Confucius knew that true rituals and ceremonies were about
affirming one’s membership in community. Packer notes that contrived ceremonies
are about anything but community. They highlight the individual self.
In his words:
In the
case of gender-reveal parties, couples take a private moment made possible by
science and oblige others to join in, with the result—as in so many invented
rituals of our day—that the focus turns from where it ought to be (in this
case, the baby) to the self. At a bris or christening, the emotional emphasis
falls on the arrival of a new life in the embrace of family and community. At a
gender-reveal party, the camera is on the expectant father tearing up at the
sight of pink cake.
Packer doesn’t use the term anomie, but he sees these
contrived ceremonies as an effort to overcome it.
Having learned to dispense with traditional rituals and
ceremonies, to say nothing of customs and mores, we moderns find ourselves lost and
adrift, detached from our cultural moorings, trying to find a way home.
Packer explains:
That’s
the nature of manufactured customs and instant traditions. They emerge from an
atomized society in order to fill a perceived void where real ceremonies used
to be, and they end by reflecting that society’s narcissism. Is it too much to
say that gender-reveal parties are a mild symptom of cultural despair?
In a world where we pride ourselves in our belief in
science and where the more sophisticated among us reject all religious practices,
we have shredded the social fabric and the cultural traditions that would ground
our human identity.
Packer sees that the anomie produced by the modern world has elicited a strong counter-reaction or backlash.
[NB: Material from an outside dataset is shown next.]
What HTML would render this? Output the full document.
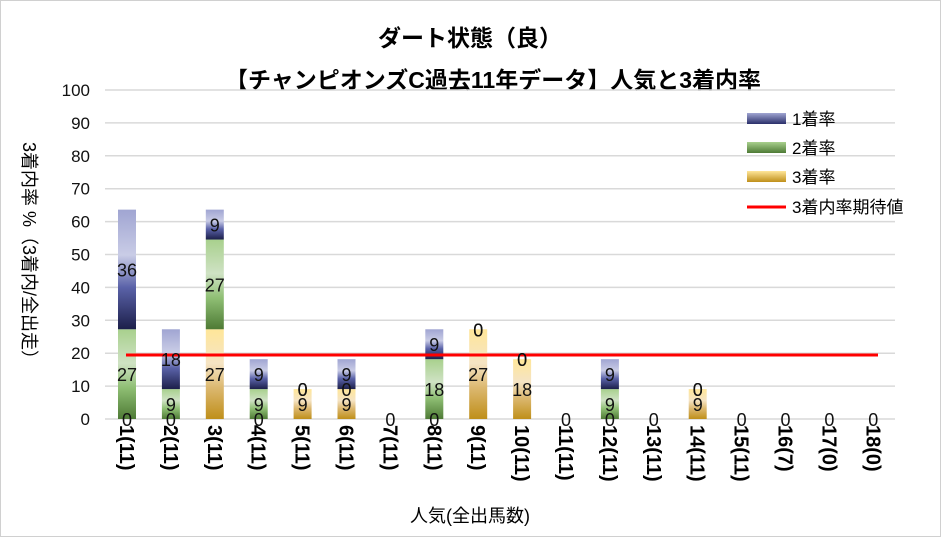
<!DOCTYPE html>
<html><head><meta charset="utf-8"><style>
body{margin:0;background:#fff}
svg{display:block;font-family:"Liberation Sans","Noto Sans CJK JP",sans-serif}
</style></head><body>
<svg id="s" width="941" height="537" viewBox="0 0 941 537" xmlns="http://www.w3.org/2000/svg">
<defs>
<linearGradient id="gb" x1="0" y1="1" x2="0" y2="0"><stop offset="0" stop-color="#1c1f4a"/><stop offset="0.35" stop-color="#5a62a8"/><stop offset="0.62" stop-color="#c9cce6"/><stop offset="1" stop-color="#a0a5d2"/></linearGradient>
<linearGradient id="gg" x1="0" y1="1" x2="0" y2="0"><stop offset="0" stop-color="#4e7a35"/><stop offset="0.35" stop-color="#8fbf74"/><stop offset="0.62" stop-color="#cfe2c4"/><stop offset="1" stop-color="#a8d08d"/></linearGradient>
<linearGradient id="gy" x1="0" y1="1" x2="0" y2="0"><stop offset="0" stop-color="#bf8f1a"/><stop offset="0.35" stop-color="#dcb870"/><stop offset="0.62" stop-color="#f5e4c4"/><stop offset="1" stop-color="#ffe699"/></linearGradient>
<linearGradient id="lb" x1="0" y1="0" x2="0" y2="1"><stop offset="0" stop-color="#a0a5d2"/><stop offset="1" stop-color="#2a2f6a"/></linearGradient>
<linearGradient id="lg" x1="0" y1="0" x2="0" y2="1"><stop offset="0" stop-color="#a8d08d"/><stop offset="1" stop-color="#4e7a35"/></linearGradient>
<linearGradient id="ly" x1="0" y1="0" x2="0" y2="1"><stop offset="0" stop-color="#ffe699"/><stop offset="1" stop-color="#bf8f1a"/></linearGradient>
</defs>
<rect x="0.5" y="0.5" width="940" height="536" fill="#fff" stroke="#d0d0d0"/>
<text x="470" y="46" font-size="23" font-weight="bold" text-anchor="middle">ダート状態（良）</text>
<text x="493" y="88" font-size="23" font-weight="bold" text-anchor="middle">【チャンピオンズC過去11年データ】人気と3着内率</text>
<g id="grid"></g>
<g id="bars"></g>
<line x1="126" y1="355" x2="878" y2="355" stroke="#f00" stroke-width="3"/>
<g id="lbl" font-size="18" text-anchor="middle" fill="#111"></g>
<g id="xl" font-size="20" font-weight="bold"></g>
<text transform="translate(23,255) rotate(90)" font-size="18" text-anchor="middle">3着内率 %（3着内/全出走）</text>
<text x="470" y="522" font-size="18" text-anchor="middle">人気(全出馬数)</text>
<g font-size="17">
<rect x="747" y="113" width="39" height="11" fill="url(#lb)"/><text x="792" y="125">1着率</text>
<rect x="747" y="142" width="39" height="11" fill="url(#lg)"/><text x="792" y="154">2着率</text>
<rect x="747" y="171" width="39" height="11" fill="url(#ly)"/><text x="792" y="183">3着率</text>
<line x1="747" y1="207" x2="786" y2="207" stroke="#f00" stroke-width="3"/><text x="792" y="213">3着内率期待値</text>
</g>
</svg>
<script>
(function(){
var NS="http://www.w3.org/2000/svg";
function el(p,t,a,txt){var e=document.createElementNS(NS,t);for(var q in a)e.setAttribute(q,a[q]);if(txt!=null)e.textContent=txt;document.getElementById(p).appendChild(e);}
var y0=419,k=3.29;
for(var v=0;v<=100;v+=10){var yy=y0-v*k;el("grid","line",{x1:105,x2:895,y1:yy,y2:yy,stroke:"#d9d9d9","stroke-width":1.5});el("grid","text",{x:90,y:yy+6,"font-size":17,"text-anchor":"end",fill:"#111"},v);}
var d=[[0,27,36],[0,9,18],[27,27,9],[0,9,9],[9,0,0],[9,0,9],[0,0,0],[0,18,9],[27,0,0],[18,0,0],[0,0,0],[0,9,9],[0,0,0],[9,0,0],[0,0,0],[0,0,0],[0,0,0],[0,0,0]];
var n=["11","11","11","11","11","11","11","11","11","11","11","11","11","11","11","7","0","0"];
var g=["gy","gg","gb"];
for(var i=0;i<18;i++){var cx=127+i*43.9,base=0;
 var full=d[i].every(function(x){return x==0});
 for(var j=0;j<3;j++){var val=d[i][j]*1.0101,h=val*k,tp=y0-(base+val)*k;
  if(h>0)el("bars","rect",{x:cx-9,y:tp,width:18,height:h,fill:"url(#"+g[j]+")"});
  var cy=tp+h/2;
  if(!(full&&j>0))el("lbl","text",{x:cx,y:cy+7},d[i][j]);
  base+=val;}
 el("xl","text",{transform:"translate("+(cx-7)+",425) rotate(90)"},(i+1)+"("+n[i]+")");
}
})();
</script>
</body></html>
People who should know better are embracing some of the strangest and more
extreme forms of social cohesion… even extremist ideologies… because being
alone and detached and disconnected is intolerable.
In Packer’s words:
If, like millions of Americans, you’re secular and the traditions of a church or temple have no hold on you, or if you’re assimilated and ethnic identity has faded away, then what is there to sustain you on the lonely path through a turbulent, rootless, uncertain world? Science might not be enough, which is why so many educated people have turned against it and adopted hostile theories about childhood vaccination. This is the same disenchantment that has produced religious revivalism through much of the world. The same emptiness that afflicts modern life leads doctors in Cairo and Karachi to vote for doctrinaire Islamists, stay-at-home moms in suburban Colorado and rural Minnesota to dig in as evangelicals, Web designers in Silicon Valley and Park Slope to make a cult of yoga while rejecting pasteurized milk, and Americans everywhere to throw parties with cupcakes filled with pink or blue custard.
Many of the commenters on The New Yorker site have found Packer to be overly cynical. I do not. They feel that he has no right to mock an event that they consider to be wholesome fun, fraught with meaning.
Their comments suggest that they have bought into many of
the types of contrived ceremonies that Packer ridicules, and take serious
umbrage at the harsh light that he casts on them.
One might say—I would—that Packer is asserting the value of
traditional ceremonies and rituals and telling us to think twice before
replacing them with contrived ceremonies and rituals.
With all due respect for commenter sensitivity, Packer is
correct. Not all ceremonies deserve the same respect. Making public a moment
that has always been shared privately by a couple and their physician or
midwife is a bad idea.
For my part I would add one ironic note. At a time when the
nation is awash in gender-bending silliness, it is worth noting that gender-reveal
ceremonies do assert the supreme importance of gender.
If these reveals need a saving grace, I recommend their
effort to counteract the mindless trend toward gender neutering.